食事の前後に起こる胃の痛み”ときには七転八倒するような激しい痛みのことも!”、胃もたれ、胃膨満感、ムカムカ感、胸焼け、あるいはゲップなど様々な症状があるにも関わらず、内視鏡で検査しても胃の中に何も異常がみつからないというケ−スがよく経験されます。これは機能性胃腸症(FGIDs)と呼ばれ、職場や家庭内などで生じる精神的ストレスと関連して起こることがよく知られています。特に近年の成果主義の導入による競争社会の到来、IT化などによる精神的負担の増大などストレス社会が進む中で、多くの人が一度はこの機能性胃腸症を経験しているものと考えられます。
この疾患は命に関わるような重大な状態に陥る心配はありませんが、胃の痛みや不快感のために仕事の能率が落ちたり、食事が思うように食べられなかったり、あるいは睡眠がうまくとれないなど、日常生活に支障をきたすようなレベルの症状を示すことがあります。

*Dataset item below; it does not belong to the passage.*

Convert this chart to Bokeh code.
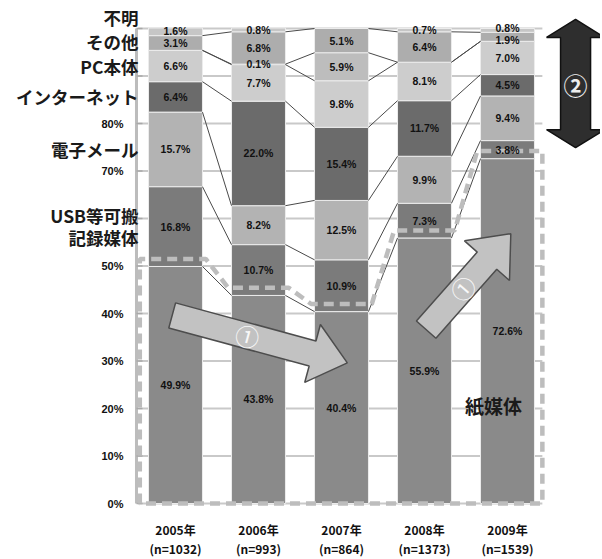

機能性胃腸症の診断は決して簡単なものではありません。患者様の症状や経過を詳細に検討する必要がありますが、診断の目安としてRoma V診断基準と呼ばれるものがありますので、症状と診断基準を照らし合わせながら診療を進めていきます。最終的には胃カメラや超音波検査などで重大な消化器疾患がないことを確認します。 Roma V診断基準
1)持続性あるいは反復性の上腹部の痛み、あるいは不快感
2)胃カメラなどの検査で症状に該当する異常がみつからない
3)排便により症状は改善しない、便通の異常が伴ったりすることはない
気をつけておかなければいけないのは、胃潰瘍や十二指腸潰瘍、あるいは胃がん、膵がんなどの消化器悪性疾患の場合にも同じような症状を示すことがあるので、食生活に問題のある人、あるいはがん好発年齢に達している人、がん家系の人、異常に体重が減っていると感じている人は、まず胃カメラや超音波検査、血液検査を受けておくことをお勧めいたします。

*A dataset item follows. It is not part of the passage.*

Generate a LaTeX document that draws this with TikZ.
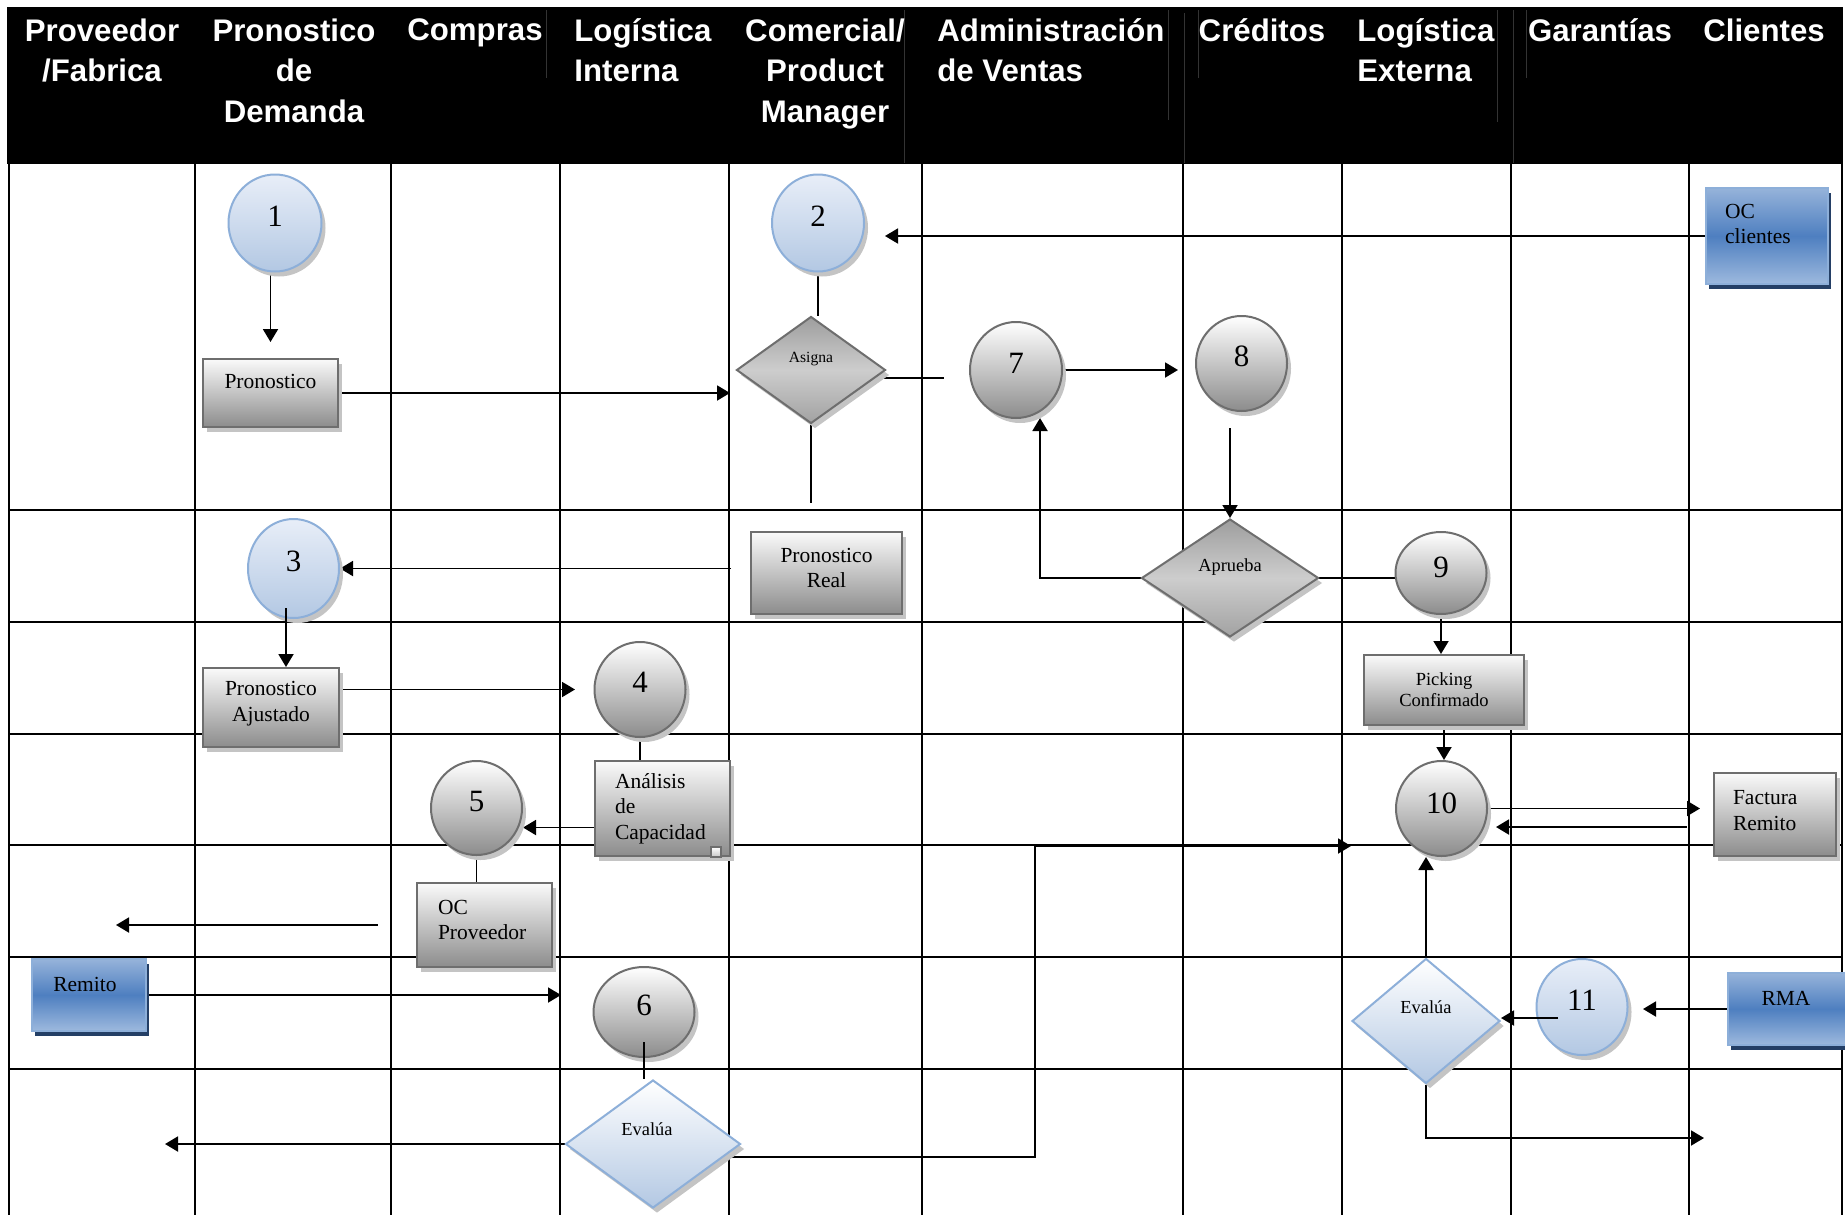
\documentclass[tikz,border=0pt]{standalone}
\usepackage{fontspec}
\setmainfont{Liberation Serif}
\newfontfamily\headfont{Liberation Sans}
\usetikzlibrary{arrows.meta,shapes.geometric,shadows}

\definecolor{boxedge}{HTML}{6E6E6E}
\definecolor{graytop}{HTML}{FAFAFA}
\definecolor{graybot}{HTML}{8C8C8C}
\definecolor{hatch}{HTML}{C4C4C4}
\definecolor{bluecirctop}{HTML}{E8EEF8}
\definecolor{bluecircbot}{HTML}{B3C8E3}
\definecolor{blueedge}{HTML}{8DAFD9}
\definecolor{bluebtop}{HTML}{96B3DA}
\definecolor{bluebmid}{HTML}{4E7FC0}
\definecolor{bluebbot}{HTML}{9DB9DE}
\definecolor{navy}{HTML}{243F66}
\definecolor{diatop}{HTML}{9E9E9E}
\definecolor{diamid}{HTML}{CDCDCD}
\definecolor{diabot}{HTML}{A2A2A2}
\definecolor{hdrline}{HTML}{333333}

\pgfdeclarelayer{grid}
\pgfdeclarelayer{edges}
\pgfsetlayers{grid,edges,main}

\tikzset{
  sz/.style 2 args={minimum width=#1*0.5pt, minimum height=#2*0.5pt},
  hatchshadow/.style={drop shadow={shadow xshift=2pt, shadow yshift=-2.5pt, fill=hatch, opacity=1}},
  graybox/.style={rectangle, draw=boxedge, line width=1pt, top color=graytop, bottom color=graybot, inner sep=0pt, hatchshadow},
  bluebox/.style={rectangle, draw=blueedge, line width=1pt, top color=bluebtop, bottom color=bluebbot, middle color=bluebmid, inner sep=0pt,
    drop shadow={shadow xshift=1.5pt, shadow yshift=-2.5pt, fill=navy, opacity=1}},
  graycirc/.style={ellipse, draw=boxedge, line width=1pt, top color=white, bottom color=graybot, inner sep=0pt, hatchshadow},
  bluecirc/.style={ellipse, draw=blueedge, line width=1pt, top color=bluecirctop, bottom color=bluecircbot, inner sep=0pt, hatchshadow},
  graydia/.style={diamond, draw=boxedge, line width=1pt, top color=diatop, bottom color=diabot, middle color=diamid, inner sep=0pt, hatchshadow},
  bluedia/.style={diamond, draw=blueedge, line width=1pt, top color=white, bottom color=bluecircbot, inner sep=0pt, hatchshadow},
  txt/.style={font=\fontsize{10.75}{12.75}\selectfont, inner sep=0pt},
  num/.style={font=\fontsize{15.5}{18}\selectfont, inner sep=0pt},
  smalltxt/.style={font=\fontsize{9.2}{10.5}\selectfont, inner sep=0pt},
  hdr/.style={font=\headfont\bfseries\fontsize{15.6}{20.25}\selectfont, text=white, inner sep=0pt},
  gridline/.style={line width=1.1pt},
  flow/.style={line width=0.95pt},
  arr/.style={flow, -{Triangle[length=6.5pt,width=7.5pt]}},
}

\begin{document}
\begin{tikzpicture}[x=0.5pt, y=-0.5pt]
\useasboundingbox (0,0) rectangle (1845,1215);

% swimlane grid
\begin{pgfonlayer}{grid}
  \fill[white] (0,0) rectangle (1845,1215);
  \foreach \gx in {9,195,391,560,729,922,1183,1342,1511,1689,1842}
    \draw[gridline] (\gx,164) -- (\gx,1215);
  \foreach \gy in {510,622,734,845,957,1069}
    \draw[gridline] (9,\gy) -- (1842,\gy);
\end{pgfonlayer}

% header band
\fill[black] (7,7) rectangle (1843,164);
\foreach \hx/\ha/\hb in {546/10/78, 904/10/163, 1168/10/120, 1184/13/163, 1198/10/78, 1497/10/122, 1513/10/163, 1526/10/78}
  \draw[hdrline, line width=0.5pt] (\hx,\ha) -- (\hx,\hb);

\node[hdr, align=center, anchor=north] (hProv) at (102,18) {Proveedor\\/Fabrica};
\node[hdr, align=center, anchor=north] (hPron) at (294,18) {Pronostico\\de\\Demanda};
\node[hdr, anchor=north] (hComp) at (475,18) {Compras};
\node[hdr, align=left, anchor=north west] (hLogI) at (574,18) {Logística\\Interna};
\node[hdr, align=center, anchor=north] (hCom) at (825,18) {Comercial/\\Product\\Manager};
\node[hdr, align=left, anchor=north west] (hAdm) at (937,18) {Administración\\de Ventas};
\node[hdr, anchor=north] (hCred) at (1262,18) {Créditos};
\node[hdr, align=left, anchor=north west] (hLogE) at (1357,18) {Logística\\Externa};
\node[hdr, anchor=north] (hGar) at (1600,18) {Garantías};
\node[hdr, anchor=north] (hCli) at (1764,18) {Clientes};

% process steps
\node[bluecirc, sz={93}{97}, label={[num,yshift=3.5pt]center:1}] (c1) at (275,223) {};
\node[bluecirc, sz={92}{97}, label={[num,yshift=3.5pt]center:2}] (c2) at (818,223) {};
\node[bluecirc, sz={91}{99}, label={[num,yshift=3.5pt]center:3}] (c3) at (293.5,568.5) {};
\node[graycirc, sz={91}{95}, label={[num,yshift=3.5pt]center:4}] (c4) at (640,689.5) {};
\node[graycirc, sz={91}{94}, label={[num,yshift=3.5pt]center:5}] (c5) at (476.5,808) {};
\node[graycirc, sz={101}{90}, label={[num,yshift=3.5pt]center:6}] (c6) at (644,1012) {};
\node[graycirc, sz={92}{96}, label={[num,yshift=3.5pt]center:7}] (c7) at (1016,370) {};
\node[graycirc, sz={91}{95}, label={[num,yshift=3.5pt]center:8}] (c8) at (1241.5,363.5) {};
\node[graycirc, sz={91}{82}, label={[num,yshift=3pt]center:9}] (c9) at (1441,573) {};
\node[graycirc, sz={91}{95}, label={[num,yshift=2.5pt]center:10}] (c10) at (1441.5,808.5) {};
\node[bluecirc, sz={91}{96}, label={[num,yshift=3.5pt]center:11}] (c11) at (1582,1007) {};

% documents
\node[graybox, sz={135}{68}, label={[txt,yshift=6pt]center:Pronostico}] (pron) at (270.5,393) {};
\node[graybox, sz={151}{82}, label={[txt,align=center,yshift=2.5pt]center:Pronostico\\Real}] (preal) at (826.5,573) {};
\node[graybox, sz={136}{79}, label={[txt,align=center,yshift=2pt]center:Pronostico\\Ajustado}] (pajus) at (271,707.5) {};
\node[graybox, sz={160}{70}, label={[font=\fontsize{9.25}{10.5}\selectfont,inner sep=0pt,align=center]center:Picking\\Confirmado}] (pick) at (1444,690) {};
\node[graybox, sz={135}{95}, label={[txt,align=left,text width=47.5pt]center:Análisis\\de\\Capacidad}] (analisis) at (662.5,808.5) {};
\node[draw=boxedge, line width=0.6pt, top color=white, bottom color=gray!45, minimum size=5pt, inner sep=0pt] (anMark) at (716,852) {};
\node[graybox, sz={122}{83}, label={[txt,align=left,text width=42pt,yshift=2pt]center:Factura\\Remito}] (fact) at (1775,814.5) {};
\node[graybox, sz={135}{84}, label={[txt,align=left,text width=46.5pt,yshift=2.5pt]center:OC\\Proveedor}] (ocprov) at (484.5,925) {};

\node[bluebox, sz={122}{96}, label={[txt,align=left,text width=42pt,yshift=6pt]center:OC\\clientes}] (ocCli) at (1767,236) {};
\node[bluebox, sz={114}{72}, label={[txt,yshift=5.5pt,xshift=-2pt]center:Remito}] (remito) at (89,995) {};
\node[bluebox, sz={124}{72}, label={[txt,yshift=5.5pt,xshift=-2pt]center:RMA}] (rma) at (1790,1009) {};

% decisions
\node[graydia, sz={149}{107}, label={[font=\fontsize{7.8}{9}\selectfont,inner sep=0pt,yshift=5.5pt]center:Asigna}] (asg) at (811,370) {};
\node[graydia, sz={177}{118}, label={[smalltxt,yshift=5.5pt]center:Aprueba}] (apr) at (1230,578) {};
\node[bluedia, sz={148}{125}, label={[smalltxt,yshift=7pt]center:Evalúa}] (ev11) at (1426,1021) {};
\node[bluedia, sz={175}{128}, label={[smalltxt,yshift=7.5pt,xshift=-3pt]center:Evalúa}] (ev6) at (653,1144) {};

% loose ends of connectors
\coordinate (asgDown) at (809,503);
\coordinate (asgRight) at (944,378);
\coordinate (c7foot) at (1040,418);
\coordinate (ev11out) at (1704,1138);
\coordinate (provOut) at (116,927);
\coordinate (ev6out) at (165,1143);
\coordinate (jLow) at (1035,1157);
\coordinate (jHigh) at (1035,846);
\coordinate (to10) at (1351,846);

% connectors below the shapes
\begin{pgfonlayer}{edges}
  \draw[arr, shorten >=8pt] (pron.north |- c1.south) -- (pron.north);
  \draw[arr, shorten >=2.75pt] (pron.east) -- (pron.east -| asg.west);
  \draw[flow] (c2.south) -- (c2.south |- asg.north);
  \draw[flow] (asg.south) -- (asg.south |- asgDown);
  \draw[flow] (asg.center |- asgRight) -- (asgRight);
  \draw[arr, shorten >=8.5pt] (c7.east) -- (c7.east -| c8.west);
  \draw[arr, shorten <=8pt] (apr.north |- c8.south) -- (apr.north);
  \draw[arr] (apr.west) -| (c7foot);
  \draw[flow] (apr.center) -- (apr.center -| c9.west);
  \draw[arr] (c9.south) -- (c9.south |- pick.north);
  \draw[arr] (pick.south) -- (pick.south |- c10.north);
  \draw[arr, shorten >=6.5pt] (c10.east) -- (c10.east -| fact.west);
  \draw[arr, shorten <=13.25pt, shorten >=4pt] ([yshift=-6.25pt]fact.west) -- ([yshift=-6.25pt]fact.west -| c10.east);
  \draw[arr] (ev11.north) -- (ev11.north |- c10.south);
  \draw[arr] (ev11.south) |- (ev11out);
  \draw[arr, shorten >=7.25pt] (rma.west) -- (rma.west -| c11.east);
  \draw[arr, shorten >=10pt] (ocCli.west) -- (ocCli.west -| c2.east);
  \draw[arr, shorten <=9.5pt] (preal.west |- c3.east) -- (c3.east);
  \draw[arr, shorten >=9.25pt] (pajus.east |- c4.west) -- (c4.west);
  \draw[flow] (c4.south) -- (c4.south |- analisis.north);
  \draw[arr] ([yshift=-9.5pt]analisis.west) -- ([yshift=-9.5pt]analisis.west -| c5.east);
  \draw[flow] (c5.south) -- (c5.south |- ocprov.north);
  \draw[arr, shorten <=19.25pt] (ocprov.west) -- (ocprov.west -| provOut);
  \draw[arr, shorten >=15.75pt] (remito.east) -- (remito.east -| c6.west);
  \draw[arr] (ev6.west) -- (ev6.west -| ev6out);
  \draw[arr] (ev6.center |- jLow) -- (jLow) -- (jHigh) -- (to10);
\end{pgfonlayer}

% connectors that run over the shapes
\draw[flow] ([yshift=-15pt]c6.center) -- (c6.center |- ev6.north);
\draw[arr] ([xshift=-12pt,yshift=-5.5pt]c11.center) -- ([yshift=-5.5pt]c11.center -| ev11.east);
\draw[arr] ([xshift=-3.75pt,yshift=5.5pt]c3.south) -- ([xshift=-3.75pt]c3.south |- pajus.north);
\end{tikzpicture}
\end{document}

多彩な症状に対応するため色々なクスリの組み合わせを検討する必要性があります。
1)潰瘍様症状:制酸剤(H2ブロッカ−、プロトンポンプ拮抗薬)、抗不安薬
2)運動不全様症状:制酸剤(H2ブロッカ−、プロトンポンプ拮抗薬)、抗不安薬、消化管運動賦活薬、漢方薬
3)非特異型:制酸剤(H2ブロッカ−、プロトンポンプ拮抗薬)、抗不安薬、抗うつ剤、漢方薬
機能性胃腸症の症状、特に運動不全型と非特異型は本当に様々で、一回の診療でピタリと症状にフィットする薬を選ぶことの難しい疾患です。訴えの多い方は西洋薬だけでは満足いくような改善が得られず、漢方薬を処方することが多くなります。症状に最も効果的な組み合わせとして西洋薬と漢方薬を併せて処方することも珍しいことではありません。